I think it’s safe to say I got into Old Man’s War. I felt like it worked on a few levels. Yes, if you want a quick, cinematic read, Old Man’s War can be that book. The scene where our hero, John Perry, launches from a spaceship toward the nearest planet with nothing but his weapon and the high-tech, skin-tight body suit that will protect him as he enters the atmosphere is a heart-pounding sequence. Earlier, the Colonial Defense Force discovers the individual defenses of the Consu will absorb the first shot from the CDF’s MP-35 rifles. As they are about to be overrun by the Consu, Perry realizes the key is firing two shots in succession, one to break the defenses, the second to kill, turning the tide of the battle. It’s a thrill ride and a half.
But what really suckered me in was the consciousness transfer, which enables a 75-year-old retiree who has been Earth-bound for life to evolve into a human hybrid that runs faster, jumps higher, heals quickly and is … green, skipping across the universe to do battle among the stars. A lot goes on with Perry and his pals as they adapt to the changes, and there’s this undercurrent of, “What does this mean to our humanity?” Yes, these people who were traipsing slowly to the grave now feel wonderful, are full of energy and are capable of doing things even their younger selves were never able to accomplish. But all of this new power is focused into turning them into efficient, cold-hearted killing machines that will travel the universe to eradicate any non-human life occupying the space the CDF wants to colonize. It’s a perverse trade-off: Be young again, and use that youth to exterminate the other, the new, the unknown.

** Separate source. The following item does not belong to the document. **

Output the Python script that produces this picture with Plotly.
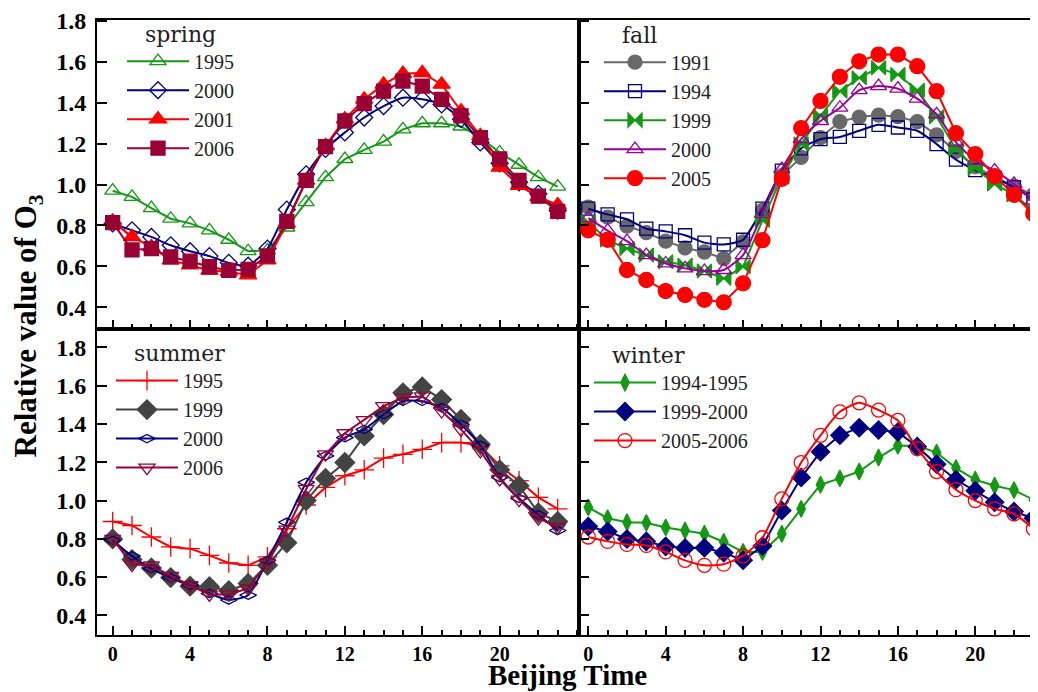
import plotly.graph_objects as go

hours = list(range(24))

# ---------------- data ----------------
spring_labels = ["1995", "2000", "2001", "2006"]
spring_1995 = [0.97, 0.94, 0.885, 0.833, 0.81, 0.776, 0.73, 0.674, 0.678, 0.79, 0.914, 1.036,
               1.125, 1.17, 1.21, 1.27, 1.30, 1.30, 1.284, 1.23, 1.157, 1.097, 1.036, 0.99]
spring_2000 = [0.81, 0.776, 0.744, 0.703, 0.674, 0.65, 0.617, 0.603, 0.687, 0.878, 1.05, 1.174,
               1.255, 1.328, 1.384, 1.425, 1.417, 1.392, 1.32, 1.206, 1.104, 1.011, 0.955, 0.873]
spring_2001 = [0.82, 0.744, 0.695, 0.63, 0.606, 0.58, 0.574, 0.557, 0.63, 0.81, 1.02, 1.19,
               1.32, 1.417, 1.49, 1.543, 1.546, 1.49, 1.36, 1.238, 1.084, 0.995, 0.94, 0.90]
spring_2006 = [0.814, 0.68, 0.687, 0.646, 0.625, 0.598, 0.58, 0.585, 0.651, 0.82, 1.02, 1.186,
               1.311, 1.396, 1.457, 1.506, 1.482, 1.417, 1.336, 1.23, 1.125, 1.02, 0.943, 0.869]

fall_labels = ["1991", "1994", "1999", "2000", "2005"]
fall_1991 = [0.89, 0.841, 0.797, 0.765, 0.723, 0.69, 0.67, 0.638, 0.72, 0.874, 1.044, 1.133,
             1.23, 1.308, 1.33, 1.34, 1.332, 1.308, 1.243, 1.162, 1.088, 1.036, 0.992, 0.95]
fall_1994 = [0.882, 0.854, 0.83, 0.784, 0.771, 0.752, 0.716, 0.707, 0.73, 0.882, 1.068, 1.177,
             1.222, 1.233, 1.263, 1.292, 1.279, 1.263, 1.198, 1.122, 1.071, 1.032, 0.987, 0.927]
fall_1999 = [0.817, 0.728, 0.687, 0.655, 0.622, 0.606, 0.577, 0.541, 0.598, 0.825, 1.036, 1.198,
             1.336, 1.457, 1.522, 1.571, 1.538, 1.462, 1.332, 1.174, 1.08, 1.003, 0.95, 0.873]
fall_2000 = [0.836, 0.775, 0.723, 0.655, 0.614, 0.59, 0.577, 0.582, 0.655, 0.857, 1.076, 1.222,
             1.311, 1.376, 1.462, 1.482, 1.469, 1.42, 1.344, 1.206, 1.117, 1.068, 1.003, 0.922]
fall_2005 = [0.776, 0.73, 0.582, 0.533, 0.479, 0.46, 0.436, 0.424, 0.517, 0.728, 1.028, 1.276,
             1.409, 1.527, 1.603, 1.636, 1.636, 1.579, 1.457, 1.251, 1.149, 1.041, 0.95, 0.857]

summer_labels = ["1995", "1999", "2000", "2006"]
summer_1995 = [0.891, 0.87, 0.81, 0.758, 0.749, 0.714, 0.674, 0.662, 0.706, 0.853, 0.977, 1.069,
               1.13, 1.161, 1.222, 1.242, 1.268, 1.303, 1.303, 1.286, 1.182, 1.104, 1.017, 0.957]
summer_1999 = [0.80, 0.692, 0.648, 0.598, 0.553, 0.55, 0.529, 0.567, 0.662, 0.78, 1.0, 1.116,
               1.199, 1.338, 1.45, 1.563, 1.594, 1.528, 1.424, 1.294, 1.161, 1.078, 0.936, 0.891]
summer_2000 = [0.792, 0.711, 0.645, 0.597, 0.558, 0.515, 0.481, 0.506, 0.688, 0.887, 1.095, 1.234,
               1.329, 1.372, 1.45, 1.519, 1.519, 1.485, 1.398, 1.289, 1.121, 1.012, 0.926, 0.844]
summer_2006 = [0.80, 0.666, 0.662, 0.607, 0.558, 0.51, 0.51, 0.541, 0.676, 0.849, 1.061, 1.242,
               1.352, 1.421, 1.494, 1.537, 1.545, 1.468, 1.372, 1.26, 1.113, 1.005, 0.908, 0.861]

winter_labels = ["1994-1995", "1999-2000", "2005-2006"]
winter_9495 = [0.965, 0.908, 0.887, 0.884, 0.86, 0.844, 0.827, 0.784, 0.732, 0.732, 0.827, 0.957,
               1.083, 1.116, 1.152, 1.225, 1.286, 1.286, 1.251, 1.17, 1.109, 1.078, 1.055, 1.005]
winter_9900 = [0.865, 0.839, 0.80, 0.787, 0.761, 0.752, 0.754, 0.728, 0.688, 0.763, 0.948, 1.121,
               1.255, 1.341, 1.381, 1.369, 1.358, 1.282, 1.19, 1.109, 1.052, 0.991, 0.943, 0.908]
winter_0506 = [0.81, 0.787, 0.771, 0.766, 0.732, 0.688, 0.662, 0.668, 0.711, 0.806, 1.009, 1.199,
               1.341, 1.464, 1.511, 1.473, 1.419, 1.272, 1.152, 1.057, 1.0, 0.957, 0.931, 0.853]

x_ticks = [0, 4, 8, 12, 16, 20]
y_ticks = [0.4, 0.6, 0.8, 1.0, 1.2, 1.4, 1.6, 1.8]
season_titles = ["spring", "fall", "summer", "winter"]

# ---------------- styles ----------------
GREEN = "#139913"
NAVY = "#00007f"
RED = "#ff0000"
MAROON = "#990033"
GRAY = "#686868"
DGRAY = "#444444"
PURPLE = "#990099"

WIN_W, WIN_H = 1038, 692
BODY = 8                     # default page margin of the html body
W = WIN_W - BODY
H = WIN_H - BODY
# plot area in window pixels: x 97..1038, y 17..635
ML, MR, MT, MB = 97 - BODY, 0, 17 - BODY, WIN_H - 635
PW = W - ML - MR
PH = H - MT - MB
XDIV = (579 - 97) / PW
YDIV = (635 - 328) / PH


def px(xp):
    return (xp - 97) / PW


def py(yp):
    return (635 - yp) / PH


fig = go.Figure()


def add(x, y, name, color, symbol, size, xa, ya, legend, shape="linear", lw=2):
    mk = dict(symbol=symbol, size=size, color=color, line=dict(color=color, width=1.3))
    fig.add_trace(go.Scatter(
        x=x, y=y, name=name, mode="lines+markers",
        line=dict(color=color, width=lw, shape=shape, smoothing=0.6),
        marker=mk, xaxis=xa, yaxis=ya, legend=legend,
    ))


# spring (top-left)
add(hours, spring_1995, spring_labels[0], GREEN, "triangle-up-open", 14, "x", "y", "legend")
add(hours, spring_2000, spring_labels[1], NAVY, "diamond-open", 13, "x", "y", "legend", shape="spline")
add(hours, spring_2001, spring_labels[2], RED, "triangle-up", 15, "x", "y", "legend")
add(hours, spring_2006, spring_labels[3], MAROON, "square", 14, "x", "y", "legend")

# fall (top-right)
add(hours, fall_1991, fall_labels[0], GRAY, "circle", 14, "x2", "y2", "legend2")
add(hours, fall_1994, fall_labels[1], NAVY, "square-open", 13, "x2", "y2", "legend2", shape="spline")
add(hours, fall_1999, fall_labels[2], GREEN, "bowtie", 14, "x2", "y2", "legend2")
add(hours, fall_2000, fall_labels[3], PURPLE, "triangle-up-open", 14, "x2", "y2", "legend2", shape="spline")
add(hours, fall_2005, fall_labels[4], RED, "circle", 15, "x2", "y2", "legend2")

# summer (bottom-left)
add(hours, summer_1995, summer_labels[0], RED, "cross-thin", 14, "x3", "y3", "legend3")
add(hours, summer_1999, summer_labels[1], DGRAY, "diamond", 15, "x3", "y3", "legend3")
add(hours, summer_2000, summer_labels[2], NAVY, "diamond-wide-open", 12, "x3", "y3", "legend3", shape="spline")
add(hours, summer_2006, summer_labels[3], MAROON, "triangle-down-open", 14, "x3", "y3", "legend3")

# winter (bottom-right)
add(hours, winter_9495, winter_labels[0], GREEN, "diamond-tall", 12, "x4", "y4", "legend4")
add(hours, winter_9900, winter_labels[1], NAVY, "diamond", 14, "x4", "y4", "legend4")
add(hours, winter_0506, winter_labels[2], RED, "circle-open", 14, "x4", "y4", "legend4", shape="spline")

tickfont_y = dict(family="Liberation Serif", size=24, color="black", weight="bold")
tickfont_x = dict(family="Liberation Serif", size=20, color="black", weight="bold")


def xaxis(domain, rng, anchor, labels):
    return dict(domain=domain, range=rng, anchor=anchor, showline=True, linecolor="black",
                linewidth=2, mirror=True, ticks="inside", ticklen=9, tickwidth=2,
                tickcolor="black", tickvals=x_ticks, showticklabels=labels,
                tickfont=tickfont_x, showgrid=False, zeroline=False,
                ticklabeloverflow="allow",
                minor=dict(ticks="inside", ticklen=5, tickwidth=2, tickcolor="black",
                           dtick=1, tick0=0, showgrid=False))


def yaxis(domain, rng, anchor, labels, mirror):
    return dict(domain=domain, range=rng, anchor=anchor, showline=True, linecolor="black",
                linewidth=2, mirror=mirror, ticks="inside", ticklen=10, tickwidth=2,
                tickcolor="black", tickvals=y_ticks, tickformat=".1f", showticklabels=labels,
                tickfont=tickfont_y, showgrid=False, zeroline=False,
                ticklabeloverflow="allow", ticklabelstandoff=4)


top_rng = [0.291, 1.805]
bot_rng = [0.298, 1.894]
left_x = [-0.81, 24.1]
right_x = [-0.48, 23.24]

legend_common = dict(bgcolor="rgba(0,0,0,0)", borderwidth=0, xanchor="left", yanchor="top",
                     font=dict(family="Liberation Serif", size=20, color="#222222"),
                     itemwidth=62, tracegroupgap=0, itemsizing="trace")
title_font = dict(family="DejaVu Serif", size=22, color="#222222")
pad = "\u00a0\u00a0\u00a0"

fig.update_layout(
    width=W, height=H,
    margin=dict(l=ML, r=MR, t=MT, b=MB, pad=0),
    paper_bgcolor="white", plot_bgcolor="white",
    showlegend=True,
    xaxis=xaxis([0, XDIV], left_x, "y", False),
    yaxis=yaxis([YDIV, 1], top_rng, "x", True, True),
    xaxis2=xaxis([XDIV, 1], right_x, "y2", False),
    yaxis2=yaxis([YDIV, 1], top_rng, "x2", False, False),
    xaxis3=xaxis([0, XDIV], left_x, "y3", True),
    yaxis3=yaxis([0, YDIV], bot_rng, "x3", True, True),
    xaxis4=xaxis([XDIV, 1], right_x, "y4", True),
    yaxis4=yaxis([0, YDIV], bot_rng, "x4", False, False),
    legend=dict(x=px(122), y=py(10), title=dict(text=pad + season_titles[0], font=title_font), **legend_common),
    legend2=dict(x=px(599), y=py(11), title=dict(text=pad + season_titles[1], font=title_font), **legend_common),
    legend3=dict(x=px(111), y=py(331), title=dict(text=pad + season_titles[2], font=title_font), **legend_common),
    legend4=dict(x=px(589), y=py(333), title=dict(text=pad + season_titles[3], font=title_font), **legend_common),
    annotations=[
        dict(text="Relative value of O<sub>3</sub>", xref="paper", yref="paper",
             x=px(28), y=py(325), xanchor="center", yanchor="middle", textangle=-90,
             showarrow=False, font=dict(family="Liberation Serif", size=31, color="black", weight="bold")),
        dict(text="Beijing Time", xref="paper", yref="paper",
             x=px(567), y=py(675), xanchor="center", yanchor="middle",
             showarrow=False, font=dict(family="Liberation Serif", size=29, color="black", weight="bold")),
    ],
)

fig.write_html("out.html")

The final part of the deal is that, after the 2-year mandatory commitment, up to 10 years if the CDF requires it (which they always do, if you’re lucky enough to live that long), you are returned to a new copy of your human body and allowed to become one of the pioneers you have spent your military career defending. This is where the Buddhist idea of karma comes in. After living 75 good years on Earth, you ascend – literally – to a new plane as a super being. Then you spend 10 years as a super being doing your worst to the rest of the universe. After those 10 years, you are returned to your previous human life, forced to live it all over again, but knowing this time, this is it, no more.
There’s a lot more of this identity confusion in the novel, but it’s not something that overwhelms the action. A good comparison is Starship Troopers, not that they cover the same ground, but that the novel is greater than just its alien-killing plot. But I think Scalzi’s touch is more deft than Robert Heinlein’s, much to the benefit of Old Man’s War, as well as Scalzi’s readers.